INSTRUCTIONS FOR THE TASK:
Write out all the entries word for word, but skip any images.

<<<<

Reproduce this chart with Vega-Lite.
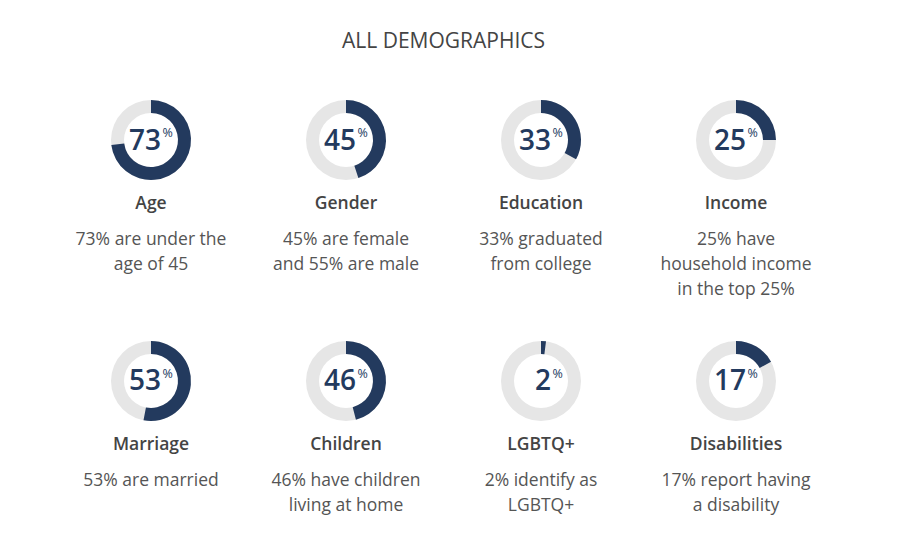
{
  "$schema": "https://vega.github.io/schema/vega-lite/v6.json",
  "width": 780,
  "height": 381,
  "autosize": {"type": "none"},
  "padding": {"left": 53.5, "top": 70, "right": 67.5, "bottom": 103},
  "background": "white",
  "title": {"text": "ALL DEMOGRAPHICS", "font": "Open Sans", "fontSize": 21, "fontWeight": "normal", "color": "#444444", "anchor": "middle", "offset": 18},
  "config": {"view": {"stroke": null}},
  "data": {"values": [
    {"label": "Age", "pct": 73, "col": 0, "row": 0, "desc": "73% are under the\nage of 45"},
    {"label": "Gender", "pct": 45, "col": 1, "row": 0, "desc": "45% are female\nand 55% are male"},
    {"label": "Education", "pct": 33, "col": 2, "row": 0, "desc": "33% graduated\nfrom college"},
    {"label": "Income", "pct": 25, "col": 3, "row": 0, "desc": "25% have\nhousehold income\nin the top 25%"},
    {"label": "Marriage", "pct": 53, "col": 0, "row": 1, "desc": "53% are married"},
    {"label": "Children", "pct": 46, "col": 1, "row": 1, "desc": "46% have children\nliving at home"},
    {"label": "LGBTQ+", "pct": 2, "col": 2, "row": 1, "desc": "2% identify as\nLGBTQ+"},
    {"label": "Disabilities", "pct": 17, "col": 3, "row": 1, "desc": "17% report having\na disability"}
  ]},
  "encoding": {
    "x": {"field": "col", "type": "ordinal", "scale": {"type": "point", "padding": 0.5}, "axis": null},
    "y": {"field": "row", "type": "ordinal", "scale": {"type": "point", "padding": 0.2905}, "axis": null}
  },
  "layer": [
    {"mark": {"type": "arc", "theta": 0, "theta2": 6.2832, "innerRadius": 27, "outerRadius": 40, "fill": "#e6e6e6"}},
    {"mark": {"type": "arc", "innerRadius": 27, "outerRadius": 40, "fill": "#233a5e"},
     "encoding": {"theta": {"field": "pct", "type": "quantitative", "stack": null, "scale": {"domain": [0, 100], "range": [0, 6.283185]}}}},
    {"mark": {"type": "text", "font": "Open Sans", "fontSize": 28, "fontWeight": 600, "fill": "#233a5e", "align": "right", "baseline": "alphabetic", "dx": 10, "dy": 9.5},
     "encoding": {"text": {"field": "pct", "type": "nominal"}}},
    {"mark": {"type": "text", "text": "%", "font": "Open Sans", "fontSize": 12.5, "fill": "#233a5e", "align": "left", "baseline": "alphabetic", "dx": 11.5, "dy": -3.3}},
    {"mark": {"type": "text", "font": "Open Sans", "fontSize": 17.5, "fontWeight": 600, "fill": "#444444", "align": "center", "baseline": "alphabetic", "dy": 69},
     "encoding": {"text": {"field": "label", "type": "nominal"}}},
    {"mark": {"type": "text", "font": "Open Sans", "fontSize": 17.5, "fill": "#555555", "align": "center", "baseline": "alphabetic", "dy": 105, "lineBreak": "\n", "lineHeight": 25},
     "encoding": {"text": {"field": "desc", "type": "nominal"}}}
  ]
}
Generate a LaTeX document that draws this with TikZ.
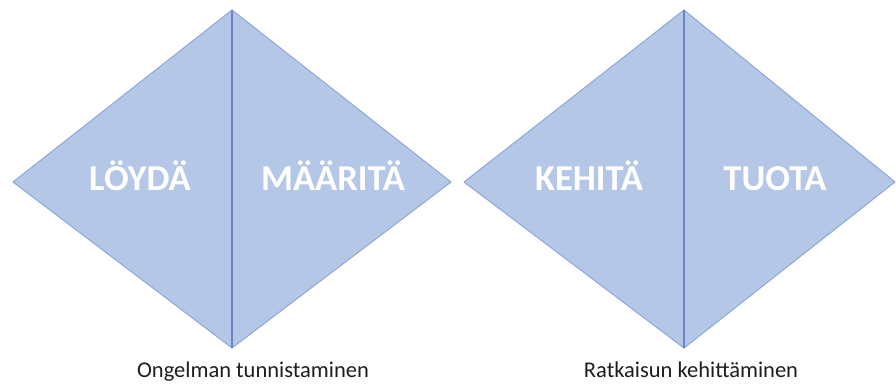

>>>>

ANSWER IN FULL:
Reproduce this chart with Vega-Lite.
{
  "$schema": "https://vega.github.io/schema/vega-lite/v6.json",
  "width": 780,
  "height": 381,
  "autosize": {"type": "none"},
  "padding": {"left": 53.5, "top": 70, "right": 67.5, "bottom": 103},
  "background": "white",
  "title": {"text": "ALL DEMOGRAPHICS", "font": "Open Sans", "fontSize": 21, "fontWeight": "normal", "color": "#444444", "anchor": "middle", "offset": 18},
  "config": {"view": {"stroke": null}},
  "data": {"values": [
    {"label": "Age", "pct": 73, "col": 0, "row": 0, "desc": "73% are under the\nage of 45"},
    {"label": "Gender", "pct": 45, "col": 1, "row": 0, "desc": "45% are female\nand 55% are male"},
    {"label": "Education", "pct": 33, "col": 2, "row": 0, "desc": "33% graduated\nfrom college"},
    {"label": "Income", "pct": 25, "col": 3, "row": 0, "desc": "25% have\nhousehold income\nin the top 25%"},
    {"label": "Marriage", "pct": 53, "col": 0, "row": 1, "desc": "53% are married"},
    {"label": "Children", "pct": 46, "col": 1, "row": 1, "desc": "46% have children\nliving at home"},
    {"label": "LGBTQ+", "pct": 2, "col": 2, "row": 1, "desc": "2% identify as\nLGBTQ+"},
    {"label": "Disabilities", "pct": 17, "col": 3, "row": 1, "desc": "17% report having\na disability"}
  ]},
  "encoding": {
    "x": {"field": "col", "type": "ordinal", "scale": {"type": "point", "padding": 0.5}, "axis": null},
    "y": {"field": "row", "type": "ordinal", "scale": {"type": "point", "padding": 0.2905}, "axis": null}
  },
  "layer": [
    {"mark": {"type": "arc", "theta": 0, "theta2": 6.2832, "innerRadius": 27, "outerRadius": 40, "fill": "#e6e6e6"}},
    {"mark": {"type": "arc", "innerRadius": 27, "outerRadius": 40, "fill": "#233a5e"},
     "encoding": {"theta": {"field": "pct", "type": "quantitative", "stack": null, "scale": {"domain": [0, 100], "range": [0, 6.283185]}}}},
    {"mark": {"type": "text", "font": "Open Sans", "fontSize": 28, "fontWeight": 600, "fill": "#233a5e", "align": "right", "baseline": "alphabetic", "dx": 10, "dy": 9.5},
     "encoding": {"text": {"field": "pct", "type": "nominal"}}},
    {"mark": {"type": "text", "text": "%", "font": "Open Sans", "fontSize": 12.5, "fill": "#233a5e", "align": "left", "baseline": "alphabetic", "dx": 11.5, "dy": -3.3}},
    {"mark": {"type": "text", "font": "Open Sans", "fontSize": 17.5, "fontWeight": 600, "fill": "#444444", "align": "center", "baseline": "alphabetic", "dy": 69},
     "encoding": {"text": {"field": "label", "type": "nominal"}}},
    {"mark": {"type": "text", "font": "Open Sans", "fontSize": 17.5, "fill": "#555555", "align": "center", "baseline": "alphabetic", "dy": 105, "lineBreak": "\n", "lineHeight": 25},
     "encoding": {"text": {"field": "desc", "type": "nominal"}}}
  ]
}
Generate a LaTeX document that draws this with TikZ.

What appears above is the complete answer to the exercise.